= Data for processing =
○ ○ ○ ○ ○ ○ ○
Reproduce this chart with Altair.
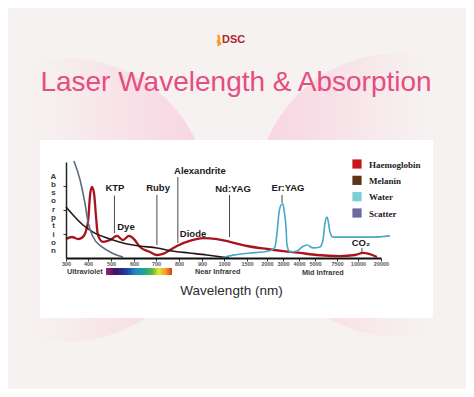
import altair as alt
import pandas as pd

# ---------------- data ----------------
tick_values = [300, 400, 500, 600, 700, 800, 900, 1000, 1500, 2000, 3000, 4000, 5000, 7500, 10000, 20000]
series_names = ["Haemoglobin", "Melanin", "Water", "Scatter"]

haemo_wl = [300, 327, 355, 377, 400, 409, 417, 426, 435, 443, 465, 496, 526, 552, 578, 600, 627, 673,
            704, 730, 761, 791, 846, 905, 968, 1130, 1500, 2000, 3000, 4063, 5227, 7857, 9643, 12174,
            14783, 18261]
haemo_abs = [0.79, 0.875, 0.79, 0.875, 1.5, 2.625, 2.96, 2.71, 1.71, 0.96, 0.67, 0.75, 0.92, 0.75, 0.92,
             0.79, 0.46, 0.25, 0.125, 0.17, 0.33, 0.5, 0.71, 0.83, 0.79, 0.67, 0.5, 0.375, 0.29, 0.21,
             0.125, 0.08, 0.125, 0.21, 0.17, 0.04]

melanin_wl = [300, 332, 377, 422, 483, 552, 626, 704, 770, 843, 922, 991, 1109]
melanin_abs = [2.125, 1.79, 1.375, 1.08, 0.83, 0.625, 0.5, 0.42, 0.29, 0.21, 0.125, 0.04, 0.0]

water_wl = [991, 1196, 1575, 1900, 2313, 2500, 2625, 2750, 2875, 3000, 3063, 3188, 3250, 3438, 3875,
            4188, 4500, 4875, 5568, 5909, 6136, 6364, 6477, 6705, 7045, 8214, 10870, 16522, 23913]
water_abs = [0, 0.12, 0.21, 0.25, 0.33, 0.46, 1.04, 1.88, 2.21, 2.25, 2.0, 1.29, 0.54, 0.25, 0.29,
             0.46, 0.54, 0.42, 0.46, 0.75, 1.46, 1.71, 1.58, 1.08, 0.87, 0.87, 0.87, 0.87, 0.92]

scatter_wl = [336, 364, 386, 400, 422, 461, 504, 552]
scatter_abs = [4.04, 3.25, 2.29, 1.5, 0.875, 0.46, 0.21, 0.04]

laser_names = ["KTP", "Ruby", "Alexandrite", "Nd:YAG", "Er:YAG", "CO₂"]
laser_wl = [515, 704, 795, 1120, 2940, 11700]
laser_top = [2.6, 2.63, 3.375, 2.625, 2.625, 0.42]
laser_bottom = [1.04, 0.54, 0.625, 0.875, 2.29, 0.25]

label_names = ["KTP", "Dye", "Ruby", "Alexandrite", "Diode", "Nd:YAG", "Er:YAG", "CO₂"]
label_wl = [517, 565, 709, 891, 861, 1196, 3313, 11300]
label_abs = [2.92, 1.29, 2.92, 3.625, 1.0, 2.875, 2.92, 0.625]

# ---------------- styling ----------------
tick_px = [0, 22, 45, 68, 90, 113, 136, 158, 181, 201, 217, 233, 249, 271, 292, 315]
line_colors = ["#a8141d", "#231815", "#4ba7c6", "#5d6b82"]
legend_colors = ["#c8161d", "#5e3418", "#7ccfd9", "#6b69a2"]
W, H = 315, 96
OX, OY = 66, 162  # page position of plot origin


def px(v):
    return v - OX


def py(v):
    return v - OY


frames = []
for name, wl, ab in [("Haemoglobin", haemo_wl, haemo_abs), ("Melanin", melanin_wl, melanin_abs),
                     ("Water", water_wl, water_abs), ("Scatter", scatter_wl, scatter_abs)]:
    frames.append(pd.DataFrame({"series": name, "wl": wl, "a": ab}))
curves = pd.concat(frames, ignore_index=True)

lasers = pd.DataFrame({"name": laser_names, "wl": laser_wl, "top": laser_top, "bottom": laser_bottom})
labels = pd.DataFrame({"name": label_names, "wl": label_wl, "a": label_abs})
legend_df = pd.DataFrame({"component": series_names})
dummy = pd.DataFrame({"k": [0]})

xscale = alt.Scale(domain=tick_values, range=tick_px, zero=False, nice=False)
yscale = alt.Scale(domain=[0, 4], nice=False, zero=True)

xaxis = alt.Axis(values=tick_values, format="d", labelFontSize=5.5, labelFont="Liberation Sans",
                 labelFontWeight="bold", labelColor="#555", labelPadding=0.5, tickSize=3,
                 tickColor="#333", domainColor="#111", domainWidth=2, grid=False,
                 labelOverlap=False, labelFlush=False, title="Wavelength (nm)",
                 titleFont="Liberation Sans", titleFontSize=13.5, titleFontWeight="normal",
                 titleColor="#2b2b2b", titleX=165, titleY=32, titleBaseline="middle",
                 titleAlign="center", zindex=2)
yaxis = alt.Axis(values=[1, 2, 3], labels=False, tickSize=3, tickColor="#333", domainColor="#222",
                 domainWidth=1.5, grid=False, title=list("Absorption"), titleAngle=0, titleX=-13,
                 titleY=10, titleBaseline="top", titleAlign="center", titleFontSize=8,
                 titleFontWeight="bold", titleColor="#3a3a3a", titleLineHeight=8.3,
                 titleFont="Liberation Sans", zindex=2)

# ---------------- decorations ----------------
left_lobe = alt.Chart(dummy).mark_point(
    shape="circle", filled=True, size=80425, opacity=1, strokeWidth=0,
    fill=alt.Gradient(gradient="linear", x1=0, x2=1, y1=0, y2=0,
                      stops=[alt.GradientStop(color="rgba(248,212,224,0)", offset=0.38),
                             alt.GradientStop(color="#f8d4e0", offset=1)])
).encode(x=alt.value(px(67)), y=alt.value(py(200)))

right_lobe = alt.Chart(dummy).mark_point(
    shape="circle", filled=True, size=80425, opacity=1, strokeWidth=0,
    fill=alt.Gradient(gradient="linear", x1=0, x2=1, y1=0, y2=0,
                      stops=[alt.GradientStop(color="#f8d4e0", offset=0),
                             alt.GradientStop(color="rgba(248,212,224,0)", offset=0.6)])
).encode(x=alt.value(px(398)), y=alt.value(py(195)))

panel = alt.Chart(dummy).mark_rect(color="white").encode(
    x=alt.value(px(40)), x2=alt.value(px(433)), y=alt.value(py(140)), y2=alt.value(py(318)))

title = alt.Chart(dummy).mark_text(
    text="Laser Wavelength & Absorption", font="Liberation Sans", fontSize=28, color="#e64d80",
    align="center", baseline="alphabetic").encode(x=alt.value(px(236)), y=alt.value(py(91)))

logo = alt.Chart(dummy).mark_text(
    text="DSC", font="Liberation Sans", fontSize=11, fontWeight="bold", color="#b3262b",
    align="left", baseline="middle").encode(x=alt.value(px(222)), y=alt.value(py(40)))

flame = alt.Chart(dummy).mark_point(
    shape="M0,-1C0.7,-0.4 0.1,0 0.5,0.45C0.7,0.8 0.2,1 -0.2,1C0.2,0.6 -0.5,0.3 -0.1,0C0.1,-0.3 -0.3,-0.6 0,-1Z",
    filled=True, size=150, opacity=1, color="#f0a02a", strokeWidth=0
).encode(x=alt.value(px(218)), y=alt.value(py(40)))

region_style = dict(font="Liberation Sans", fontSize=7.3, fontWeight="bold", color="#3a3a3a",
                    align="left", baseline="middle")
uv = alt.Chart(dummy).mark_text(text="Ultraviolet", **region_style).encode(
    x=alt.value(px(67)), y=alt.value(py(272)))
nir = alt.Chart(dummy).mark_text(text="Near Infrared", **region_style).encode(
    x=alt.value(px(195)), y=alt.value(py(272)))
mir = alt.Chart(dummy).mark_text(text="Mid Infrared", **region_style).encode(
    x=alt.value(px(302)), y=alt.value(py(273)))

spectrum = alt.Chart(dummy).mark_rect(
    fill=alt.Gradient(gradient="linear", x1=0, x2=1, y1=0, y2=0, stops=[
        alt.GradientStop(color="#a3206f", offset=0),
        alt.GradientStop(color="#3a1466", offset=0.14),
        alt.GradientStop(color="#1c3c9c", offset=0.3),
        alt.GradientStop(color="#1e8cc4", offset=0.45),
        alt.GradientStop(color="#1fa48e", offset=0.58),
        alt.GradientStop(color="#5cb83c", offset=0.7),
        alt.GradientStop(color="#e8e838", offset=0.8),
        alt.GradientStop(color="#f2a024", offset=0.9),
        alt.GradientStop(color="#e0381e", offset=1)])
).encode(x=alt.value(px(106)), x2=alt.value(px(172)), y=alt.value(py(268)), y2=alt.value(py(275)))

# ---------------- data layers ----------------
stroke_enc = alt.Stroke("series:N", scale=alt.Scale(domain=series_names, range=line_colors), legend=None)

haemo_line = alt.Chart(curves).transform_filter(alt.datum.series == "Haemoglobin").mark_line(
    interpolate="monotone", strokeWidth=2.3).encode(
    x=alt.X("wl:Q", scale=xscale, axis=xaxis), y=alt.Y("a:Q", scale=yscale, axis=yaxis),
    stroke=stroke_enc, detail="series:N")

other_lines = alt.Chart(curves).transform_filter(alt.datum.series != "Haemoglobin").mark_line(
    interpolate="monotone", strokeWidth=1.6).encode(
    x=alt.X("wl:Q", scale=xscale, axis=xaxis), y=alt.Y("a:Q", scale=yscale, axis=yaxis),
    stroke=stroke_enc, detail="series:N")

# legend drawn from the series list through a point scale on yOffset
legend_offset = alt.YOffset("component:N",
                            scale=alt.Scale(type="point", domain=series_names, range=[0, 49], padding=0))
legend_swatches = alt.Chart(legend_df).mark_square(size=85, opacity=1).encode(
    x=alt.value(px(357)), y=alt.value(py(164)), yOffset=legend_offset,
    color=alt.Color("component:N", scale=alt.Scale(domain=series_names, range=legend_colors),
                    legend=None))
legend_labels = alt.Chart(legend_df).mark_text(
    font="Liberation Serif", fontSize=9, fontWeight="bold", color="#222", align="left",
    baseline="middle").encode(
    x=alt.value(px(369)), y=alt.value(py(164.5)), yOffset=legend_offset, text="component:N")

rules = alt.Chart(lasers).mark_rule(color="#4a4a4a", strokeWidth=1).encode(
    x=alt.X("wl:Q", scale=xscale, axis=xaxis), y=alt.Y("top:Q", scale=yscale, axis=yaxis),
    y2="bottom:Q")

texts = alt.Chart(labels).mark_text(font="Liberation Sans", fontSize=9.5, fontWeight="bold",
                                    color="#1a1a1a", baseline="middle").encode(
    x=alt.X("wl:Q", scale=xscale, axis=xaxis), y=alt.Y("a:Q", scale=yscale, axis=yaxis),
    text="name:N")

chart = alt.layer(
    left_lobe, right_lobe, panel, title, logo, flame,
    haemo_line, other_lines, rules, texts, legend_swatches, legend_labels,
    uv, nir, mir, spectrum
).properties(
    width=W, height=H,
    padding={"left": 58, "top": 154, "right": 85, "bottom": 131},
    autosize=alt.AutoSizeParams(type="none")
).configure(background="#f6f2f1").configure_view(stroke=None).configure_axis(
    labelOverlap=False
)

chart.save("out.html", embed_options={"renderer": "svg", "actions": False})
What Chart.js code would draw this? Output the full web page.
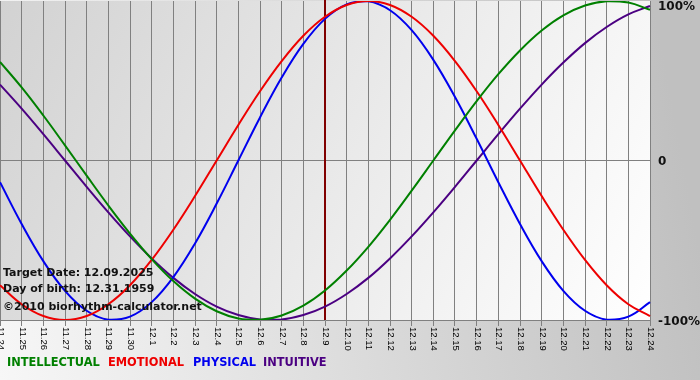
<!DOCTYPE html>
<html>
<head>
<meta charset="utf-8">
<script src="https://cdn.jsdelivr.net/npm/chart.js@4/dist/chart.umd.min.js"></script>
<style>
html,body{margin:0;padding:0;background:#fff;}
#wrap{width:700px;height:380px;position:relative;}
</style>
</head>
<body>
<div id="wrap"><canvas id="c" width="700" height="380"></canvas></div>
<script>
const dates = ['11.24','11.25','11.26','11.27','11.28','11.29','11.30','12.1','12.2','12.3','12.4','12.5','12.6','12.7','12.8','12.9','12.10','12.11','12.12','12.13','12.14','12.15','12.16','12.17','12.18','12.19','12.20','12.21','12.22','12.23','12.24'];
const intellectual = [61.8,45.8,28.2,9.5,-9.5,-28.2,-45.8,-61.8,-75.6,-86.6,-94.5,-99.0,-99.9,-97.2,-91.0,-81.5,-69.0,-54.1,-37.2,-18.9,0,18.9,37.2,54.1,69.0,81.5,91.0,97.2,99.9,99.0,94.5];
const emotional = [-78.2,-90.1,-97.5,-100,-97.5,-90.1,-78.2,-62.3,-43.4,-22.3,0,22.3,43.4,62.3,78.2,90.1,97.5,100,97.5,90.1,78.2,62.3,43.4,22.3,0,-22.3,-43.4,-62.3,-78.2,-90.1,-97.5];
const physical = [-13.6,-39.8,-63.1,-81.7,-94.2,-99.8,-97.9,-88.8,-73.1,-52.0,-27.0,0,27.0,52.0,73.1,88.8,97.9,99.8,94.2,81.7,63.1,39.8,13.6,-13.6,-39.8,-63.1,-81.7,-94.2,-99.8,-97.9,-88.8];
const intuitive = [47.6,32.5,16.5,0,-16.5,-32.5,-47.6,-61.4,-73.6,-83.7,-91.6,-96.9,-99.7,-99.7,-96.9,-91.6,-83.7,-73.6,-61.4,-47.6,-32.5,-16.5,0,16.5,32.5,47.6,61.4,73.6,83.7,91.6,96.9];
const yTicks = [100, 0, -100];
const yTickLabels = ['100%', '0', '-100%'];
const seriesNames = ['INTELLECTUAL', 'EMOTIONAL', 'PHYSICAL', 'INTUITIVE'];
const seriesColors = ['#008000', '#ee0000', '#0000ee', '#4b0082'];
const targetDate = '12.9';
const infoLines = ['Target Date: 12.09.2025', 'Day of birth: 12.31.1959', '\u00a92010 biorhythm-calculator.net'];

const deco = {
  id: 'deco',
  beforeDraw(chart) {
    const {ctx, chartArea: a, width, height} = chart;
    ctx.save();
    const g = ctx.createLinearGradient(0, height, width, height - 130);
    g.addColorStop(0, '#f7f7f7');
    g.addColorStop(1, '#c0c0c0');
    ctx.fillStyle = g;
    ctx.fillRect(0, 0, width, height);
    const g2 = ctx.createLinearGradient(a.left, a.top, a.right, a.bottom);
    g2.addColorStop(0, '#d2d2d2');
    g2.addColorStop(1, '#ffffff');
    ctx.fillStyle = g2;
    ctx.fillRect(a.left, a.top, a.right - a.left, a.bottom - a.top);
    ctx.restore();
  },
  beforeDatasetsDraw(chart) {
    const {ctx, chartArea: a, scales} = chart;
    const x = Math.round(scales.x.getPixelForValue(dates.indexOf(targetDate)));
    ctx.save();
    ctx.strokeStyle = '#800000';
    ctx.lineWidth = 2;
    ctx.beginPath();
    ctx.moveTo(x, 0);
    ctx.lineTo(x, a.bottom);
    ctx.stroke();
    ctx.restore();
  },
  afterDraw(chart) {
    const {ctx, chartArea: a, scales} = chart;
    ctx.save();
    // x tick labels rotated clockwise
    ctx.fillStyle = '#000';
    ctx.font = '9.5px "Liberation Sans", Arial, sans-serif';
    ctx.textAlign = 'left';
    ctx.textBaseline = 'middle';
    dates.forEach((d, i) => {
      const x = scales.x.getPixelForValue(i);
      ctx.save();
      ctx.translate(x + 0.5, a.bottom + 7);
      ctx.rotate(Math.PI / 2);
      ctx.fillText(d, 0, 0);
      ctx.restore();
    });
    // y labels
    ctx.fillStyle = '#111';
    ctx.font = 'bold 12px "DejaVu Sans", Verdana, sans-serif';
    ctx.textBaseline = 'middle';
    yTicks.forEach((v, i) => {
      let y = scales.y.getPixelForValue(v) + 1.5;
      if (y < 7) y = 7;
      ctx.fillText(yTickLabels[i], a.right + 8, y);
    });
    // info text
    ctx.fillStyle = '#111';
    ctx.font = 'bold 11px "DejaVu Sans", Verdana, sans-serif';
    ctx.textBaseline = 'alphabetic';
    const ys = [276, 292, 310];
    infoLines.forEach((t, i) => ctx.fillText(t, 3, ys[i]));
    // legend
    ctx.font = 'bold 11.4px "DejaVu Sans", Verdana, sans-serif';
    const lx = [7, 108, 193, 263];
    seriesNames.forEach((n, i) => {
      ctx.fillStyle = seriesColors[i];
      ctx.fillText(n, lx[i], 366);
    });
    ctx.restore();
  }
};

const mk = (label, data, color) => ({
  label, data, borderColor: color, backgroundColor: color,
  borderWidth: 2, pointRadius: 0, tension: 0.4, fill: false
});

new Chart(document.getElementById('c'), {
  type: 'line',
  data: {
    labels: dates,
    datasets: [
      mk(seriesNames[0], intellectual, seriesColors[0]),
      mk(seriesNames[1], emotional, seriesColors[1]),
      mk(seriesNames[2], physical, seriesColors[2]),
      mk(seriesNames[3], intuitive, seriesColors[3])
    ]
  },
  options: {
    responsive: false,
    animation: false,
    devicePixelRatio: 1,
    layout: {padding: {top: 1, left: 0, right: 0, bottom: 0}},
    plugins: {legend: {display: false}, tooltip: {enabled: false}},
    scales: {
      x: {
        type: 'category',
        offset: false,
        grid: {color: '#808080', lineWidth: 1, drawTicks: true, tickLength: 6, tickColor: '#808080'},
        border: {display: true, color: '#808080'},
        ticks: {display: false},
        afterFit(s) { s.height = 60; }
      },
      y: {
        position: 'right',
        min: -100, max: 100,
        afterBuildTicks(s) { s.ticks = yTicks.map(v => ({value: v})); },
        grid: {
          color: (c) => (c.tick && c.tick.value === 0) ? '#808080' : 'rgba(0,0,0,0)',
          drawTicks: false
        },
        border: {display: true, color: '#808080'},
        ticks: {display: false},
        afterFit(s) { s.width = 50; }
      }
    }
  },
  plugins: [deco]
});
</script>
</body>
</html>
○ ○ ○ ○ ○ ○ ○
= Task description =
Without the pictures, return the listing above from its first line through the line that has "0.125, 0.04, 0.0]".

= Solution =
Reproduce this chart with Altair.
import altair as alt
import pandas as pd

# ---------------- data ----------------
tick_values = [300, 400, 500, 600, 700, 800, 900, 1000, 1500, 2000, 3000, 4000, 5000, 7500, 10000, 20000]
series_names = ["Haemoglobin", "Melanin", "Water", "Scatter"]

haemo_wl = [300, 327, 355, 377, 400, 409, 417, 426, 435, 443, 465, 496, 526, 552, 578, 600, 627, 673,
            704, 730, 761, 791, 846, 905, 968, 1130, 1500, 2000, 3000, 4063, 5227, 7857, 9643, 12174,
            14783, 18261]
haemo_abs = [0.79, 0.875, 0.79, 0.875, 1.5, 2.625, 2.96, 2.71, 1.71, 0.96, 0.67, 0.75, 0.92, 0.75, 0.92,
             0.79, 0.46, 0.25, 0.125, 0.17, 0.33, 0.5, 0.71, 0.83, 0.79, 0.67, 0.5, 0.375, 0.29, 0.21,
             0.125, 0.08, 0.125, 0.21, 0.17, 0.04]

melanin_wl = [300, 332, 377, 422, 483, 552, 626, 704, 770, 843, 922, 991, 1109]
melanin_abs = [2.125, 1.79, 1.375, 1.08, 0.83, 0.625, 0.5, 0.42, 0.29, 0.21, 0.125, 0.04, 0.0]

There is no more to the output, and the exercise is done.